Having applied for asylum in Ireland in 2017, Mfaco was placed in direct provision centres, first in Dublin, later in County Clare and County Limerick. Based on his experiences within this system, he joined the Movement of Asylum Seekers in Ireland (MASI) and now acts as their spokesperson. He has spoken out about the issues faced by members of the LGBT community within direct provision, as well as the sub-standard living conditions in many centres across Ireland, describing them as "ghettos in every sense of the word". He has described how victims of sexual assault are particularly vulnerable within direct provision, and that the way in which people are housed can leave people open to further attacks, particularly those in the LGBT community. He has written reports and documented life within the system, strongly advocating for it to be abolished. Despite holding a permit to work, Mfaco has only worked one hour of paid work since 2018, he says Irish employers not understanding the permit given to asylum seekers. In 2019, Mfaco successfully appealed to the Press Council of Ireland in upholding a complaint against The Irish Times for their publication of a racial slur.

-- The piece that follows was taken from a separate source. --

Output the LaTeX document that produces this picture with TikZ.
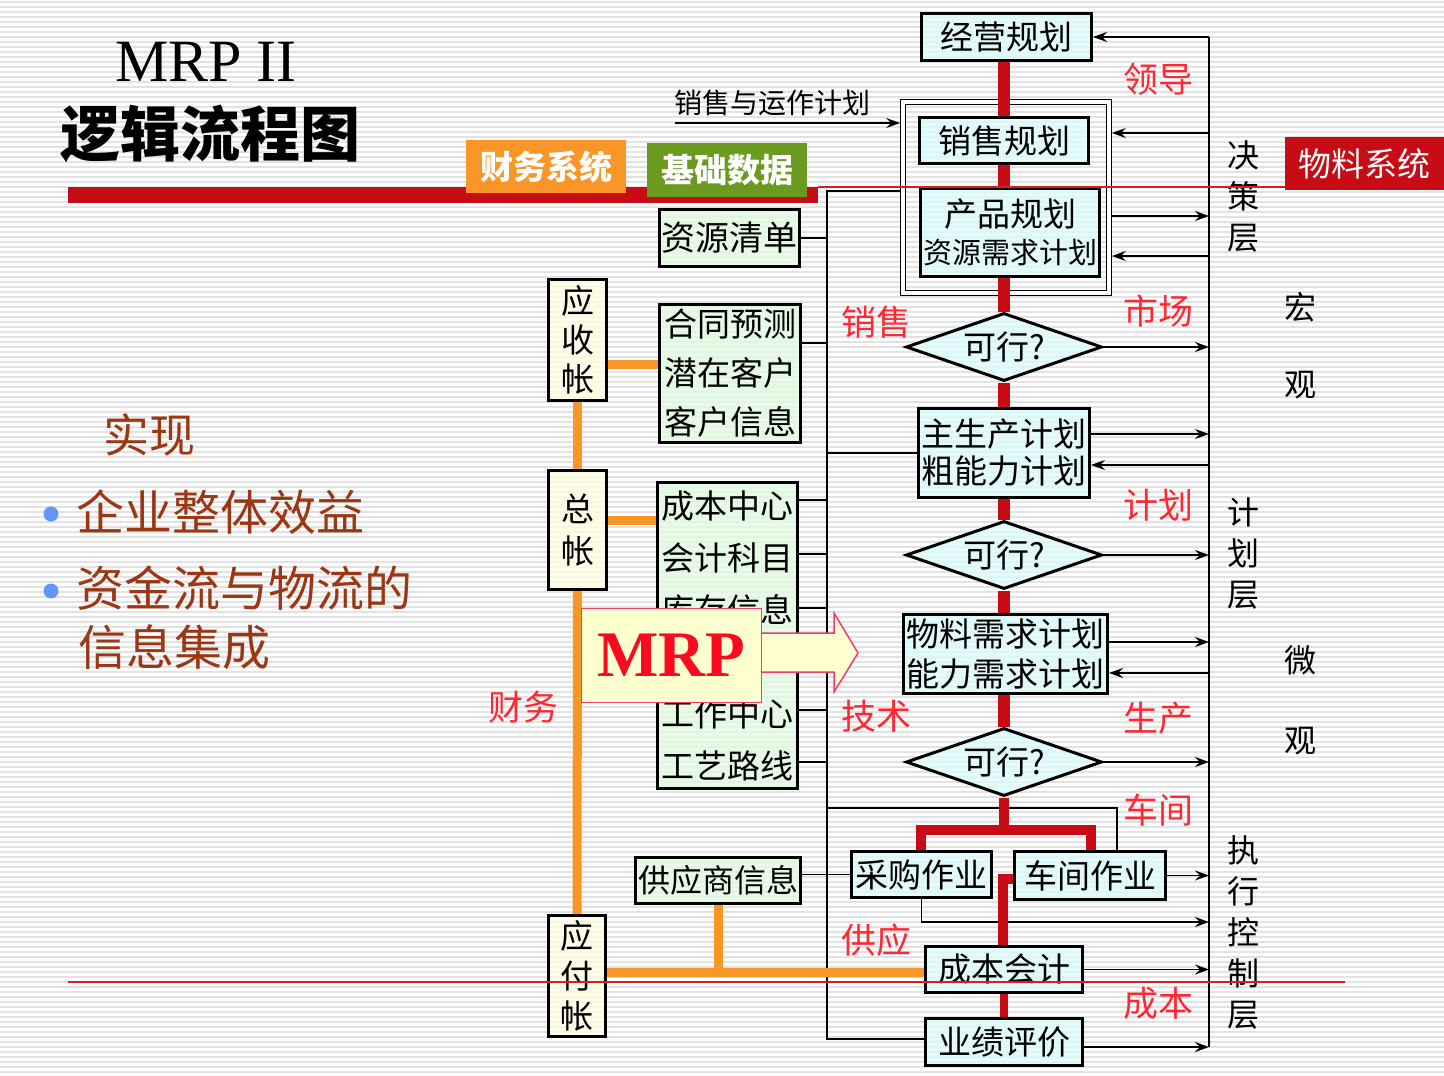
\documentclass[tikz,border=0pt]{standalone}
\usepackage{fontspec}
\setmainfont{Liberation Serif}
\newfontfamily\cjk{Noto Sans CJK SC}
\usetikzlibrary{arrows.meta,shapes.geometric}

\definecolor{stripe}{RGB}{226,226,226}
\definecolor{boxcyan}{RGB}{222,250,250}
\definecolor{boxgreen}{RGB}{226,250,226}
\definecolor{boxyellow}{RGB}{255,253,225}
\definecolor{mrpfill}{RGB}{255,255,208}
\definecolor{mrpedge}{RGB}{240,60,110}
\definecolor{mrpred}{RGB}{250,10,30}
\definecolor{trunkred}{RGB}{200,12,22}
\definecolor{labelred}{RGB}{255,40,50}
\definecolor{guidered}{RGB}{215,30,40}
\definecolor{finorange}{RGB}{248,150,40}
\definecolor{basegreen}{RGB}{106,154,30}
\definecolor{textbrown}{RGB}{155,55,20}
\definecolor{bulletblue}{RGB}{100,150,250}

\newcommand\fs[2]{\fontsize{#1}{#2}\selectfont}

\tikzset{
  planbox/.style={draw=black, line width=3, fill=boxcyan, fill opacity=0.8,
    text opacity=1, inner sep=0, align=center, font=\cjk\fs{33}{37}},
  databox/.style={planbox, fill=boxgreen},
  acctbox/.style={planbox, fill=boxyellow},
  check/.style={diamond, draw=black, line width=3, fill=boxcyan, fill opacity=0.8,
    text opacity=1, aspect=2.9, inner sep=0, minimum width=196,
    minimum height=68, font=\cjk\fs{33}{37}},
  link/.style={line width=1.5, draw=black},
  arr/.style={link, -{Stealth[length=14pt,width=10pt,inset=5pt]}},
  trunk/.style={line width=12, draw=trunkred},
  feed/.style={line width=9, draw=finorange},
  guide/.style={line width=1.2, draw=guidered},
  redtag/.style={text=labelred, inner sep=0, font=\cjk\fs{35}{40}},
  layertag/.style={inner sep=0, align=center, font=\cjk\fs{32}{41}},
  sysband/.style={text=white, inner sep=0, font=\cjk\fs{33}{40}},
  leadtext/.style={text=textbrown, inner sep=0, font=\cjk\fs{48}{58}},
}

\begin{document}
\begin{tikzpicture}[x=1pt,y=-1pt]
\useasboundingbox (0,0) rectangle (1444,1076);

% striped background
\fill[white] (0,0) rectangle (1444,1076);
\foreach \y in {2,7,...,1076}
  \draw[stripe, line width=1.8] (0,\y) -- (1444,\y);

% title and header band
\node[inner sep=0, font=\fs{60}{64}] (mrptitle) at (206,62) {MRP II};
\node[inner sep=0, font=\cjk\bfseries\fs{60}{64}] (lctitle) at (210,134) {逻辑流程图};
\fill[trunkred] (68,187) rectangle (818,203);
\node[sysband, fill=finorange, minimum width=160, minimum height=53] (cwxt) at (546,166.5) {\bfseries 财务系统};
\node[sysband, fill=basegreen, minimum width=160, minimum height=54] (jcsj) at (727,170) {\bfseries 基础数据};
\node[sysband, fill=trunkred, minimum width=159, minimum height=53] (wlxt) at (1364.5,163.5) {物料系统};

% left-hand summary
\node[text=textbrown, inner sep=0, font=\cjk\fs{46}{50}] (shixian) at (149,435) {实现};
\node[circle, fill=bulletblue, minimum size=15, inner sep=0] (dot1) at (51,514) {};
\node[circle, fill=bulletblue, minimum size=15, inner sep=0] (dot2) at (51,591) {};
\node[leadtext, anchor=west] (goal1) at (76,512) {企业整体效益};
\node[leadtext, anchor=west] (goal2) at (76,588) {资金流与物流的};
\node[leadtext, anchor=west] (goal3) at (78,647) {信息集成};

% planning chain
\node[draw=black, double, double distance=3.2, line width=1.3, outer sep=2.9,
      minimum width=206, minimum height=191, inner sep=0] (frame) at (1006,197.5) {};
\node[planbox, minimum width=170, minimum height=47] (jy) at (1006.5,37) {经营规划};
\node[planbox, minimum width=169, minimum height=46] (xs) at (1004,140.5) {销售规划};
\node[planbox, minimum width=179, minimum height=88] (cp) at (1010,232.5) {产品规划\\{\fs{29}{37}资源需求计划}};
\node[check] (d1) at (1004,347) {可行?};
\node[planbox, minimum width=171, minimum height=89] (zsc) at (1004,453) {主生产计划\\粗能力计划};
\node[check] (d2) at (1004,555) {可行?};
\node[planbox, minimum width=204, minimum height=79, font=\cjk\fs{33}{40}] (wl) at (1005.5,654) {物料需求计划\\能力需求计划};
\node[check] (d3) at (1004,762) {可行?};
\node[planbox, minimum width=140, minimum height=46] (cg) at (921.5,874.5) {采购作业};
\node[planbox, minimum width=151, minimum height=48] (cj) at (1090,875.5) {车间作业};
\node[planbox, minimum width=157, minimum height=46] (ckj) at (1004,969.5) {成本会计};
\node[planbox, minimum width=157, minimum height=47] (yjpj) at (1004,1042) {业绩评价};

% base data
\node[databox, minimum width=140, minimum height=57, font=\cjk\fs{34}{40}] (zyqd) at (729.5,238) {资源清单};
\node[databox, minimum width=141, minimum height=138, font=\cjk\fs{33}{49}] (kh) at (730,373.5) {合同预测\\潜在客户\\客户信息};
\node[databox, minimum width=140, minimum height=306, font=\cjk\fs{33}{52}] (jc) at (727.5,635.5) {成本中心\\会计科目\\库存信息\\\mbox{}\\工作中心\\工艺路线};
\node[databox, minimum width=165, minimum height=46, font=\cjk\fs{32}{40}] (gys) at (718,880.5) {供应商信息};

% accounts
\node[acctbox, minimum width=58, minimum height=121, font=\cjk\fs{33}{39}] (ysz) at (577.5,340) {应\\收\\帐};
\node[acctbox, minimum width=58, minimum height=119, font=\cjk\fs{33}{42}] (zz) at (577.5,530) {总\\帐};
\node[acctbox, minimum width=57, minimum height=121, font=\cjk\fs{33}{40}] (yfz) at (577,976) {应\\付\\帐};

% red area labels
\node[redtag] (t1) at (1158,79) {领导};
\node[redtag] (t2) at (1158,311) {市场};
\node[redtag] (t3) at (1158,505) {计划};
\node[redtag] (t4) at (1158,718) {生产};
\node[redtag] (t5) at (1158,810) {车间};
\node[redtag] (t6) at (1158,1003) {成本};
\node[redtag] (t7) at (876,322) {销售};
\node[redtag] (t8) at (876,716) {技术};
\node[redtag] (t9) at (876,940) {供应};
\node[redtag] (t10) at (523,707) {财务};

% management levels
\node[layertag] (lv1) at (1243,197) {决\\策\\层};
\node[layertag] (lv2) at (1243,554) {计\\划\\层};
\node[layertag] (lv3) at (1243,932) {执\\行\\控\\制\\层};
\node[layertag, font=\cjk\fs{32}{77}] (macro) at (1300,345.5) {宏\\观};
\node[layertag, font=\cjk\fs{32}{80}] (micro) at (1300,700) {微\\观};

% feedback bus on the right
\coordinate (rtop) at (1209,37);
\coordinate (outYJ) at (1209,1047);
\coordinate (inXS) at (1209,133);
\coordinate (outCP) at (1209,216);
\coordinate (inCP) at (1209,256);
\coordinate (outZSC) at (1209,434);
\coordinate (inZSC) at (1209,465);
\coordinate (outWL) at (1209,642);
\coordinate (inWL) at (1209,673);
\coordinate (outCG) at (1209,922);
\draw[link, line width=1.8] (rtop) -- (outYJ);
\draw[arr] (rtop) -- (jy.east);
\draw[arr] (inXS) -- (inXS -| frame.east);
\draw[arr] (outCP -| frame.east) -- (outCP);
\draw[arr] (inCP) -- (inCP -| frame.east);
\draw[arr] (d1.east) -- (d1.east -| rtop);
\draw[arr] (outZSC -| zsc.east) -- (outZSC);
\draw[arr] (inZSC) -- (inZSC -| zsc.east);
\draw[arr] (d2.east) -- (d2.east -| rtop);
\draw[arr] (outWL -| wl.east) -- (outWL);
\draw[arr] (inWL) -- (inWL -| wl.east);
\draw[arr] (d3.east) -- (d3.east -| rtop);
\draw[arr] (cj.east) -- (cj.east -| rtop);
\draw[arr] (cg.south) |- (outCG);
\draw[arr] (ckj.east) -- (ckj.east -| rtop);
\draw[arr] (outYJ -| yjpj.east) -- (outYJ);

% sales and operations planning input
\coordinate (sop) at (675,123);
\node[inner sep=0, font=\cjk\fs{28}{32}] (soplabel) at (772,103) {销售与运作计划};
\draw[arr] (sop) -- (sop -| frame.west);

% data bus on the left
\coordinate (ltop) at (827,191);
\coordinate (lbot) at (827,1039);
\draw[link] (ltop -| frame.west) -- (ltop) -- (lbot) -- (lbot -| yjpj.west);
\draw[link] (zyqd.east) -- (zyqd.east -| ltop);
\coordinate (tickKH) at (827,343);
\draw[link] (tickKH -| kh.east) -- (tickKH);
\coordinate (tapZSC) at (827,453);
\draw[link] (tapZSC) -- (tapZSC -| zsc.west);
\foreach \t [count=\i] in {500,554,608,710,762} {
  \coordinate (jct\i) at (827,\t);
  \draw[link] (jct\i -| jc.east) -- (jct\i);
}
\coordinate (cjtap) at (1117,808);
\draw[link] (cjtap -| ltop) -- (cjtap) -- (cjtap |- cj.north);
\draw[link] (gys.east |- cg.west) -- (cg.west);

% finance links
\coordinate (feedKH) at (608,364);
\coordinate (feedJC) at (608,520);
\coordinate (feedCK) at (716,972);
\draw[feed] (feedKH -| ysz.east) -- (feedKH -| kh.west);
\draw[feed] (ysz.south) -- (zz.north);
\draw[feed] (feedJC -| zz.east) -- (feedJC -| jc.west);
\draw[feed] (zz.south) -- (yfz.north);
\draw[feed] (feedCK -| yfz.east) -- (feedCK -| ckj.west);
\draw[feed] (gys.south) -- (gys.south |- feedCK);

% main planning trunk
\coordinate (axis) at (1004,0);
\draw[trunk] (jy.south -| axis) -- (xs.north -| axis);
\draw[trunk] (xs.south -| axis) -- (cp.north -| axis);
\draw[trunk] (cp.south -| axis) -- (d1.north);
\draw[trunk] (d1.south) -- (zsc.north);
\draw[trunk] (zsc.south) -- (d2.north);
\draw[trunk] (d2.south) -- (wl.north -| axis);
\draw[trunk] (wl.south -| axis) -- (d3.north);
\coordinate (brL) at (921,830);
\coordinate (brR) at (1091,830);
\draw[trunk, line width=10] (d3.south) -- (d3.south |- brL);
\draw[trunk, line width=10] (cg.north -| brL) -- (brL) -- (brR) -- (cj.north -| brR);
\coordinate (cjck) at (1003,879);
\draw[trunk, line width=10] (cjck -| cj.west) -- (cjck) -- (cjck |- ckj.north);
\draw[trunk, line width=8] (ckj.south) -- (yjpj.north);

% MRP block arrow and label
\draw[draw=mrpedge, fill=mrpfill, line width=1.5]
  (760,633) -- (834,633) -- (834,613) -- (858,653) -- (834,692) -- (834,672) -- (760,672) -- cycle;
\node[draw=mrpedge, line width=1.5, fill=mrpfill, minimum width=180, minimum height=94,
      inner sep=0, text=mrpred, font=\bfseries\fs{65}{70}] (mrp) at (671.5,655.5) {MRP};

% thin guide lines
\coordinate (guideTop) at (818,187);
\draw[guide] (guideTop) -- (guideTop -| wlxt.west);
\coordinate (guideL) at (68,982);
\coordinate (guideR) at (1345,982);
\draw[guide] (guideL) -- (guideR);
\end{tikzpicture}
\end{document}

During the COVID-19 pandemic, Mfaco has spoken out about how living conditions within direct provision centres make social distancing or self-isolation impossible due to over-crowding and shared facilities. Mfaco is MASI's representative in the Expert Group established by Minister Charlie Flanagan and David Stanton to come up with a long term approach to the provision of material supports including accommodation for asylum seekers drawing from international best practice.

==Personal life==
Mfaco grew up in Khayelitsha in Cape Town. He has a degree in politics and public administration from the University of the Western Cape. He was admitted to the University of the Western Cape through the University’s Recognition of Prior Learning as he hadn’t completed secondary school education. On completion of his studies, he applied for a scholarship for a master's degree in University College Dublin and moved to Ireland in 2015. Having experienced homophobia and attacks in South Africa, Mfaco applied for asylum in Ireland in 2017 on his return from South Africa, having completed his master's degree in 2016. At this point, he was moved into a direct provision centre in Balseskin, Finglas, Dublin. He has since lived in centres in County Clare and Knockalisheen, County Limerick. His application for asylum was rejected in July 2019, which he is appealing. He was granted permission to remain in February 2023.